God always tries to invite us to follow his ways, to find him so he can direct us to our fulfillment, for us to find whatever we are looking for.

Here are three lessons we can learn from the magi who eventually found what they were looking for, “the newborn king of the Jews”, Jesus Christ:

First is to welcome darkness and troubles in life. Discontentment and problems are always a prelude to spiritual growth. When the magi arrived in Jerusalem searching for the child Jesus, King Herod and the whole city were deeply troubled; but, it led to their knowing where Jesus was born! Like in the story of creation found in Genesis, out of chaos comes order. We learn and find more lessons in life in adversarial situations than in our comfort zones.

Second is to always pray the Sacred Scriptures. Herod consulted the chief priests and scribes of Jerusalem to ask them what the prophets have told about where the Messiah would be born. Ironically, they found the answer in Prophet Malachi’s book which is Bethlehem yet, they never followed it! Prayer opens us to be humble to learn the lessons of the darkness and troubles happening in us.

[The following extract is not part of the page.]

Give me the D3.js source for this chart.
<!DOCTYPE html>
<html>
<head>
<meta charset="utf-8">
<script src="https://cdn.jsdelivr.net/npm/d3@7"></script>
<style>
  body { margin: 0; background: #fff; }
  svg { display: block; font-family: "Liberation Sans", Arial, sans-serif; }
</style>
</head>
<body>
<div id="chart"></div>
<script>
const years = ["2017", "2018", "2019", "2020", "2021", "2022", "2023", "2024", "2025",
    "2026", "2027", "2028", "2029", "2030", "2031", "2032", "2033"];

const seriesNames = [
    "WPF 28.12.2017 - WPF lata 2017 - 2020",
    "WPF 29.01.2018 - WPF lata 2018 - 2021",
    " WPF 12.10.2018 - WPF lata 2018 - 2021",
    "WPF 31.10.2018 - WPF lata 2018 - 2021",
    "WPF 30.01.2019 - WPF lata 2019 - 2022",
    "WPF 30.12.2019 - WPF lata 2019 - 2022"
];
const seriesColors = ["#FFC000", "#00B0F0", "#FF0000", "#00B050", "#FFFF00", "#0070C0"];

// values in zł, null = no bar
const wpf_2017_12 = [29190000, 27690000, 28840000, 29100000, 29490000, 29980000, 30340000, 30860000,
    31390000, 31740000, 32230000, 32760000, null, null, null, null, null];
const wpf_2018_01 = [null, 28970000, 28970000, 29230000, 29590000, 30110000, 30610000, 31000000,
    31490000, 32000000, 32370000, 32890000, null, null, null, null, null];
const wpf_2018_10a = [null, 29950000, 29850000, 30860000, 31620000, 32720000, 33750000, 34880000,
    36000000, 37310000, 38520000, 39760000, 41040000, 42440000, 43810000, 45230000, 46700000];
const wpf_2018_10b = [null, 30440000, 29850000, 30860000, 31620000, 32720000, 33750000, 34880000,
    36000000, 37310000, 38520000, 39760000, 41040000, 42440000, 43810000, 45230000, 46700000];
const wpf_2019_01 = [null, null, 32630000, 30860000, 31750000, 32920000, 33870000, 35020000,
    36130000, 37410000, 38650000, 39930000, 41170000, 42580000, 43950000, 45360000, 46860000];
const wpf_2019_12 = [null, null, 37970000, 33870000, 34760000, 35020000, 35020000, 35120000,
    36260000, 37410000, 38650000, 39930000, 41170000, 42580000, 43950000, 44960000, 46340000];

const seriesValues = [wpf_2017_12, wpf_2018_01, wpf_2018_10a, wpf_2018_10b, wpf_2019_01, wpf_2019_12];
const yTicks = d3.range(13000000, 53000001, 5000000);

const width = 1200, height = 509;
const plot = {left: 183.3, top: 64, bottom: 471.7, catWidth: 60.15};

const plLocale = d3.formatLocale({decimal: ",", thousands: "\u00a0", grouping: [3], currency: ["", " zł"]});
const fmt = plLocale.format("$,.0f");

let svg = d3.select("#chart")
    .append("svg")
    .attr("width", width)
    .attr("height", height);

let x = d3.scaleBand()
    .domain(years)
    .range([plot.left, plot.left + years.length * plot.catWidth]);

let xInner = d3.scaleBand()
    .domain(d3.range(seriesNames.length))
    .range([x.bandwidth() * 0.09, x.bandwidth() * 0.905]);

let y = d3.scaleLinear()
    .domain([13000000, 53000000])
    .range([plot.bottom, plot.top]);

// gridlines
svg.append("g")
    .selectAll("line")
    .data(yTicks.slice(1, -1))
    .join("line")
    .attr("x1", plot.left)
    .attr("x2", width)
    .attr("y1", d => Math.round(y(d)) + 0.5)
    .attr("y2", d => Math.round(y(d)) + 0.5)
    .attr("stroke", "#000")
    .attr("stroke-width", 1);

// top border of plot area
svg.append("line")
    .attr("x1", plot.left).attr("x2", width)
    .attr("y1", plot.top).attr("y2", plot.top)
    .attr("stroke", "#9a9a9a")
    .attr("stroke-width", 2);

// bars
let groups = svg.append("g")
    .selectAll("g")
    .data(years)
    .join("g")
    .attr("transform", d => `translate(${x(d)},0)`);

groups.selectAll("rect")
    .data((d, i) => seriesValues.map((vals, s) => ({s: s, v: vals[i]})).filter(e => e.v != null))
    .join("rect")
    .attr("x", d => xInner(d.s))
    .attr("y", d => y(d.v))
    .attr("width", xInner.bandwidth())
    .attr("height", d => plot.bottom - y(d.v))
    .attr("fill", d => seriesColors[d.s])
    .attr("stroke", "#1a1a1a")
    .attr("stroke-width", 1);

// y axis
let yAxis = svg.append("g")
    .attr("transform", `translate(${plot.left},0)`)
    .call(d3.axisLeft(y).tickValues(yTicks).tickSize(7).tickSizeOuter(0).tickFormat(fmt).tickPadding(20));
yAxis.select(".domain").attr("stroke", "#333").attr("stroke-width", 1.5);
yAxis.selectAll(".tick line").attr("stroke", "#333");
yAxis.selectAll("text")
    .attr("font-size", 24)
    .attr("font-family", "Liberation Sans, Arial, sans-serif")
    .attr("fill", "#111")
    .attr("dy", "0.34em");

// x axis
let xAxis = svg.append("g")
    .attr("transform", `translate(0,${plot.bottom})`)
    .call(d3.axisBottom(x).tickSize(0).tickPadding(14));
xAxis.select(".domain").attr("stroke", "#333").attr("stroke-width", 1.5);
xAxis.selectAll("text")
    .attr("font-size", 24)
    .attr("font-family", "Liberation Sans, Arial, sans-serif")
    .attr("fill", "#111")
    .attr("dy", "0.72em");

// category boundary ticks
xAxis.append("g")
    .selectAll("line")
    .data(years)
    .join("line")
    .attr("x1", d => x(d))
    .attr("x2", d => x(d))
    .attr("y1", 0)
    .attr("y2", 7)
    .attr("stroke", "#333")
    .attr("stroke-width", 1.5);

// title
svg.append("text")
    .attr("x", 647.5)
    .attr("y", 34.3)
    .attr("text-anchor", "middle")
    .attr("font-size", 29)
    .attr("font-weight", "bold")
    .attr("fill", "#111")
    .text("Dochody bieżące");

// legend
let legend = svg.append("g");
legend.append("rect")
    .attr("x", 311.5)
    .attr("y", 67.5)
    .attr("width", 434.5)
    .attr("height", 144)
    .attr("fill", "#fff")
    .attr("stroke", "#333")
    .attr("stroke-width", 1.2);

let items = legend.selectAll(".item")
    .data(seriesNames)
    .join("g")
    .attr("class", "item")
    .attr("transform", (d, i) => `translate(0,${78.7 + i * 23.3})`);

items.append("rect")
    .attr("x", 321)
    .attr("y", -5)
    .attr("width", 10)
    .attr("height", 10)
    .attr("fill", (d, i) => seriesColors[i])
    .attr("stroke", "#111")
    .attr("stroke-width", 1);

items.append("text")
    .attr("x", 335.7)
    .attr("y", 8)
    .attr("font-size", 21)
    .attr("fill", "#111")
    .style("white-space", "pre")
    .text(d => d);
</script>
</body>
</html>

Third lesson from the magi is: what are you willing to give up and offer to find whatever you are looking for? There are no shortcuts in life and definitely, no one is born entitled in this world. We have to earn and work for everything because essentially, that is the path that Jesus is telling us in life: whoever loses his life shall gain it and whoever keeps his life will lose it.

Hope you find what you are looking for this 2020.